Madre
Avec Madre, le réalisateur Rodrigo Sorogoyen ouvre une nouvelle page de sa filmographie : moins politique, plus émotionnelle mais aussi intense.
L’incertitude d’une mère
Un court-métrage, primé plus de 70 fois, déjà titré Madre, est à l’origine de Madre, le nouveau film de Rodrigo Sorogoyen. Il est repris ici comme la grande scène d’ouverture et pose le propos du film qu’il va suivre. Un conseil donc : n’arrivez pas en retard au risque de rien n’y comprendre.
Dans ce film d’introduction, très intense, Elena, une jeune mère divorcée reçoit la sienne et surtout un appel de son fils de six ans, Ivan, paniqué. Il est perdu et ne retrouve pas son père avec qui il est parti à la plage. Où ? En France probablement… Le coup de fil s’achève quand la batterie s’arrête. L’intensité de la scène, elle, ne retombe pas.
Madre en deux temps
Le film commence vraiment quand dix ans plus tard, Elena traîne sur une des vastes plages de la côte landaise. Elle y est serveuse dans un bar de plage. Elle vit comme en suspens dans un de ces appartements sans âme, ni caractère loué d’habitude pour de courtes périodes aux touristes de cette petite station balnéaire.
Elle a refait sa vie. Elle s’apprête même à quitter cette longue parenthèse pour repartir s’installer avec son compagnon en Espagne. Mais, un jour, sur la plage, elle repère Jean, un jeune adolescent qui la fascine et qu’elle fascine à son tour.
Madre : du thriller à la plongée psychologique
Le film est donc construit en deux parties qui se répondent. La première est dopée à l’intensité et à l’urgence. La seconde contient une tout autre intensité, une intrigue entièrement psychologique et une certaine langueur.
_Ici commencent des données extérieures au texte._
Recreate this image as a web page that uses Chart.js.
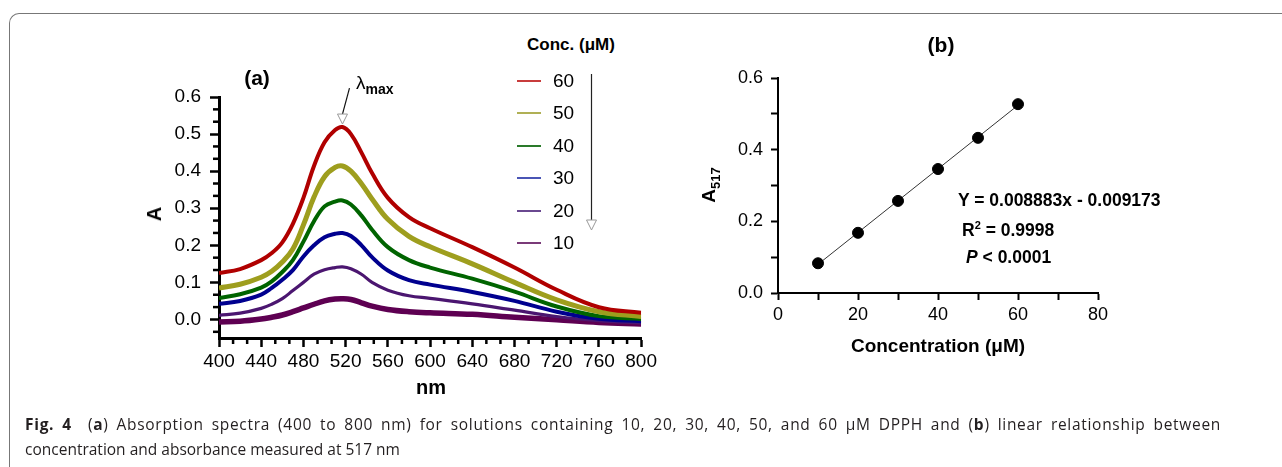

L’ouverture a tout de la scène d’exposition d’un thriller, genre familier au réalisateur. C’est à lui qu’on doit El Reino, un polar politique, très dialogué, qui dénonçait avec brio la corruption locale. Le film en lui même est à l’opposé. Il contient peu de dialogues, des cadres profonds et larges quand El Reino resserrait sa focale – comme les enquêteurs – sur sa proie. Le temps semble ici suspendu même s’il prend ses quartiers d’été. Et ce sont les préoccupations mentales d’Elena, puis ses drôles de réactions, qui nous captivent. Evidemment, son comportement suscite l’incompréhension, qui prendra différentes formes. Et ce sont justement ces scènes presque rationnelles – la réaction de la famille, du père de Jean en particulier-, qui sont les moins intéressantes.
Le doute, l’ennemi du repos
Bien qu’imparfait quand il est démonstratif, Madre reste un film interpellant. Pas sur la maternité – ce que revendique pourtant Rodrigo Sorogoyen – mais sur l’impossible réaction qu’on puisse avoir face au doute. Ce n’est pas tant d’avoir perdu son fils qui ruine Elena, mais le fait de ne pas savoir.
Madre a été présenté dans la section Orrizontid e la Mostra de Venise 2019. Il en est reparti avec un très légitime prix d’interprétation à Marta Niero, rare actrice espagnole (trois films en 15 ans !) à la fois absolument vibrante d’intensité inquiète puis bouleversante d’incertitude. On a hâte de la revoir très vite.
De Rodrigo Sorogoyen avec Marta Nieto, Jules Porier, Anne Consigny, Alex Brendemühl, Frédéric Pierrot…
2020 – Espagne/France – 2h09
Sa sortie de Madre était initialement prévue en avril 2020 a été décalée au 22 juillet 2020.